## START

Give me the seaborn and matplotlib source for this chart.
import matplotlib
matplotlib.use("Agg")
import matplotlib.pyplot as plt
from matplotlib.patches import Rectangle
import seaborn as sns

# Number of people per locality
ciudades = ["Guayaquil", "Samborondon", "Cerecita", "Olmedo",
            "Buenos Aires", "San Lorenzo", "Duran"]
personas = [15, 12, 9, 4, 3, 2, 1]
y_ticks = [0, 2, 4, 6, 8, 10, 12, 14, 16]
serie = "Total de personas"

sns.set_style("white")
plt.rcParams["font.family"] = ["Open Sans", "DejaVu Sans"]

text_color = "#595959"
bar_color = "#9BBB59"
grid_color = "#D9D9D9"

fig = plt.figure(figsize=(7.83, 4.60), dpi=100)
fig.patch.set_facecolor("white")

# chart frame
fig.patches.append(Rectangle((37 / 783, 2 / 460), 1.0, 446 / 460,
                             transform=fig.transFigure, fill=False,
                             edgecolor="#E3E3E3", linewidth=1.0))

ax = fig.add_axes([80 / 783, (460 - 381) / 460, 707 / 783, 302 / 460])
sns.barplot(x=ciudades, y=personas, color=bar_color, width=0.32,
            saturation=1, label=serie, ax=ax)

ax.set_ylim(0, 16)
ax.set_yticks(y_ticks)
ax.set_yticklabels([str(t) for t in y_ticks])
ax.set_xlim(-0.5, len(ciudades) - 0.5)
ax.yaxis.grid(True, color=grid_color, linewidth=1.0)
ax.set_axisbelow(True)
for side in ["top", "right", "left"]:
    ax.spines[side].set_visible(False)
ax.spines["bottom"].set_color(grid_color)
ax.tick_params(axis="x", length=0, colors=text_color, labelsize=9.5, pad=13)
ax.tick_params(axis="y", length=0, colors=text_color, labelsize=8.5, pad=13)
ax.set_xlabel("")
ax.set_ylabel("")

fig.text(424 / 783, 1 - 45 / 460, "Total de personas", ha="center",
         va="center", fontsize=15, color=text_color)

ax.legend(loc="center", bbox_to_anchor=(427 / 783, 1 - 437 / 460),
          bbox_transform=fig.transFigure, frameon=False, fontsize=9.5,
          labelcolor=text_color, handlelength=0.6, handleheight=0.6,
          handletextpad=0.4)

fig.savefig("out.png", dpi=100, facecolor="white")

## END

## [Job]
Return the opening line of the data and every line after it through the line containing "import seaborn as sns", please, exactly as written and with nothing added.

## [Answer to this task]
Give me the seaborn and matplotlib source for this chart.
import matplotlib
matplotlib.use("Agg")
import matplotlib.pyplot as plt
from matplotlib.patches import Rectangle
import seaborn as sns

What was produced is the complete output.